Directions for this task:
Work out how many lines in the listing below include the word "chart". Give nothing but the number.

Information shown:

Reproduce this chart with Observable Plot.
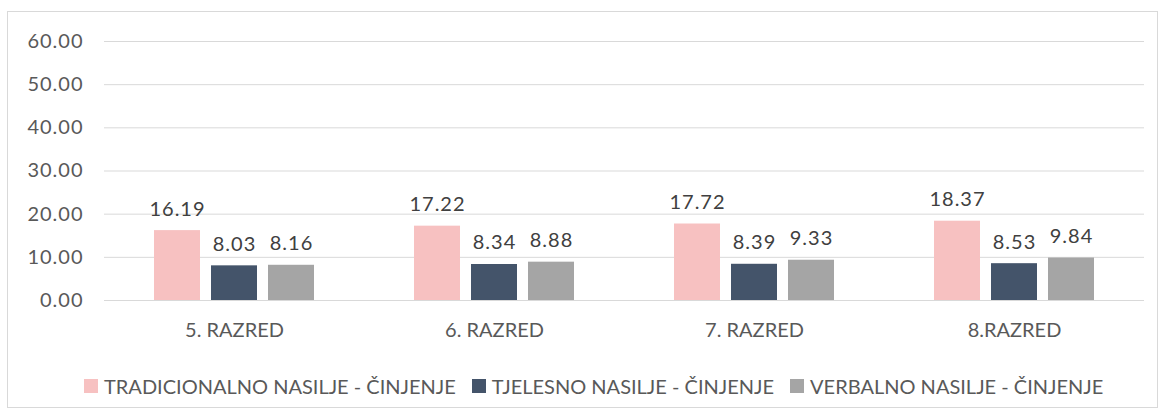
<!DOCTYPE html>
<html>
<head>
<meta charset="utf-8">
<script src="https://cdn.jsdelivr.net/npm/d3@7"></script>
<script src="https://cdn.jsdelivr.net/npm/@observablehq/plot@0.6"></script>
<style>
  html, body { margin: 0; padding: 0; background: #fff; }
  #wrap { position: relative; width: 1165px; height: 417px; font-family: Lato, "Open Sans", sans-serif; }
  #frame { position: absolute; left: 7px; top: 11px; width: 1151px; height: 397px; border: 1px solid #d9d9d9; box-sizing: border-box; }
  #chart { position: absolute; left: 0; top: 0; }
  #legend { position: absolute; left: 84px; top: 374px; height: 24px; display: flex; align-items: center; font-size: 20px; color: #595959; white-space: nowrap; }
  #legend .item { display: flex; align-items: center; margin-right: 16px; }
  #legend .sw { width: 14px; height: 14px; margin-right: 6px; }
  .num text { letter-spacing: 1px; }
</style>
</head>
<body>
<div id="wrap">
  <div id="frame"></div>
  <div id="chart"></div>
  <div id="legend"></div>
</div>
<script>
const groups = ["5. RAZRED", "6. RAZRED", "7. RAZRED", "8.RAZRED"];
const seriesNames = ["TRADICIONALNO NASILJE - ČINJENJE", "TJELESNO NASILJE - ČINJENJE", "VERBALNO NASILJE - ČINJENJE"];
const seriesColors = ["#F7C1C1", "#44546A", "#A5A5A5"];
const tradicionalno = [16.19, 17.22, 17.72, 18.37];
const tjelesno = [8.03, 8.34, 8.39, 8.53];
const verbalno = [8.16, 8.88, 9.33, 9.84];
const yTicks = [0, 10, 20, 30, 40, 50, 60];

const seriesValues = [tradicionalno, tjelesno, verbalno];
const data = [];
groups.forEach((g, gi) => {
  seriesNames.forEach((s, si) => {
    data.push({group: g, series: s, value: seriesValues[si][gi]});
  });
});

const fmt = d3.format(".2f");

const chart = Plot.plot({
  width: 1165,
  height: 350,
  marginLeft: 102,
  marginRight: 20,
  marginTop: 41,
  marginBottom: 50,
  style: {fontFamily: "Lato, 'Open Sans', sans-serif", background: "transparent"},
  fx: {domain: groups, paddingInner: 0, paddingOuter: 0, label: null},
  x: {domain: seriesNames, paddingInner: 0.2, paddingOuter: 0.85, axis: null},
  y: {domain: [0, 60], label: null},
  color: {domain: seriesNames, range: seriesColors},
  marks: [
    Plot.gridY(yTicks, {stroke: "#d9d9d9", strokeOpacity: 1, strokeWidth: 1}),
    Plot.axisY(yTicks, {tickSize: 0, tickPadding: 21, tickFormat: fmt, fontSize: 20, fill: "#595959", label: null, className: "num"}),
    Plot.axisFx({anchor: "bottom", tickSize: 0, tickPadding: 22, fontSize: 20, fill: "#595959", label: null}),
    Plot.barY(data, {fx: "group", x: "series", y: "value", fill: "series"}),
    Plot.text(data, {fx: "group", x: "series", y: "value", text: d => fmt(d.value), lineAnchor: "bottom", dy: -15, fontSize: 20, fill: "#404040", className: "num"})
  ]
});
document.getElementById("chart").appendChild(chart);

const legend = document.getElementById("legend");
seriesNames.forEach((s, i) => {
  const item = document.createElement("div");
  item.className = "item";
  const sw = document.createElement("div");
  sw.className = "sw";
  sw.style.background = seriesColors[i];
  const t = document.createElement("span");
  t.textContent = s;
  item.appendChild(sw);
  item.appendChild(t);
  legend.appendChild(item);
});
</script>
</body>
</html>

Answer to this task:
5